He was born in Stockholm, with the surname Rosengren, and qualified as a lawyer with that name. After a family member was charged with burglary, he changed his name to Rogard and cut all ties with his family.
Rogard was vice-president of the World Chess Federation (FIDE), from 1947 to 1949, then succeeded Alexander Rueb as president, a post he held until succeeded by Max Euwe in 1970. He was also chairman of the Swedish Chess Federation from 1947 to 1964. Rogard was granted the International Arbiter title by FIDE in 1951. He could speak five languages.
During his senior leadership terms with FIDE, and with the Swedish federation, he was able to arrange for many high-profile chess events to be hosted in Sweden. Four Interzonal tournaments—Saltsjobaden 1948 (won by GM David Bronstein), Stockholm 1952 (won by GM Alexander Kotov), Gothenburg 1955 (won by GM Paul Keres), and Stockholm 1962 (won by GM and future World Champion Bobby Fischer) -- were all held in Sweden. The 1956 Student Chess Olympiad was held in Uppsala and won by the USSR. The 1969 World Junior Chess Championship was held in Stockholm and won by future World Champion Anatoly Karpov. The 1968 Candidates' match between Grandmasters Boris Spassky and Bent Larsen was held in Malmö, and won by Spassky. Gothenburg also hosted the FIDE Congress of 1955.

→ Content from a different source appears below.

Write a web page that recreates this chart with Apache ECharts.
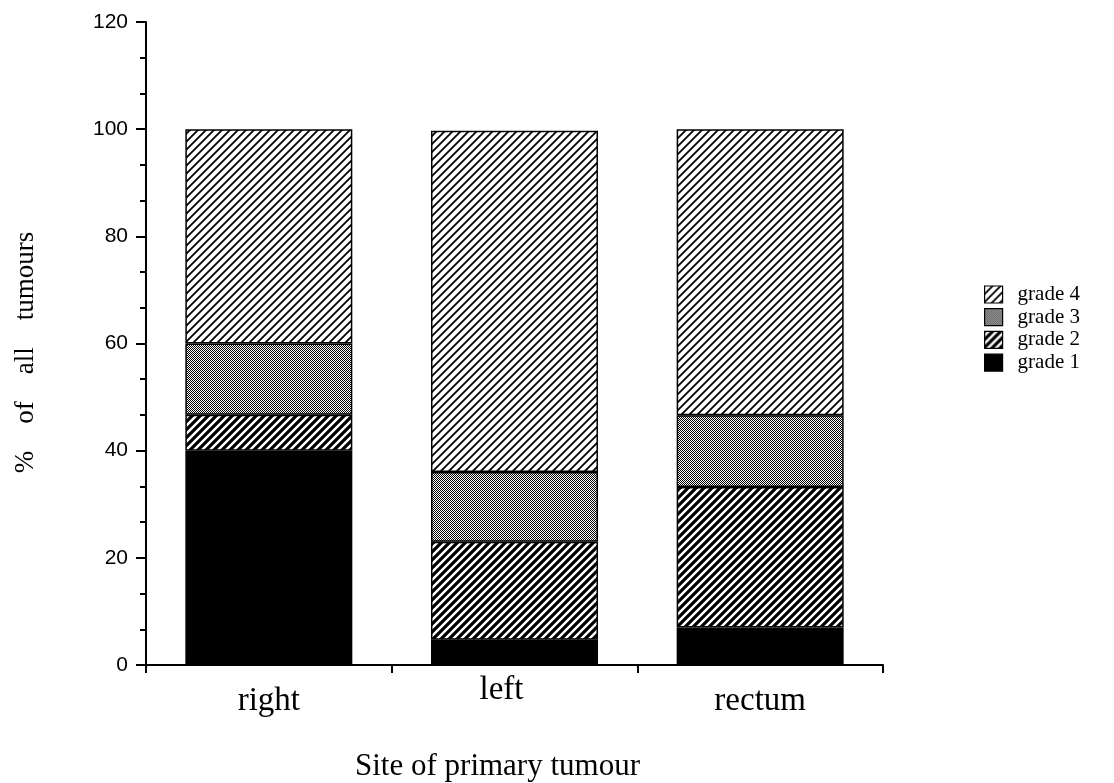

Major achievements for FIDE were many:
- Formalization of International Grandmaster and International Master titles, in 1950;
- Assuming control of the World Championship process, setting up Zones covering the chess world, together with Interzonal and Candidates tournaments on a regular three-year cycle, starting in 1948 with the World Championship Tournament to determine a new champion after holder Alexander Alekhine died in 1946;
- Re-establishing the Chess Olympiads, on a two-year cycle, starting in 1950, after an 11-year gap from the previous event in 1939;
- Establishment of the new World Junior Chess Championship, for players 20 years and younger, in 1951, on a two-year cycle, which was changed to an annual event in the early 1970s;
- Introduction of an International Rating System, in 1970.
During Rogard's time of involvement with Swedish chess, Stockholm hosted the 1937 Chess Olympiad, won by the United States.
Rogard played chess at third category level.
He was married four times: first to Greta Santessen (1898-1999) from 1921 to 1934, with this marriage producing daughter Monica (born 1923); then to Gueye Rolf (1902-1973) until 1944; then to internationally famed actress Viveca Lindfors (1920-1995) from 1944 to 1948, with this marriage producing daughter Lena Tabori (born 1944); then finally to Ella Johansson (1920-2006) from 1965.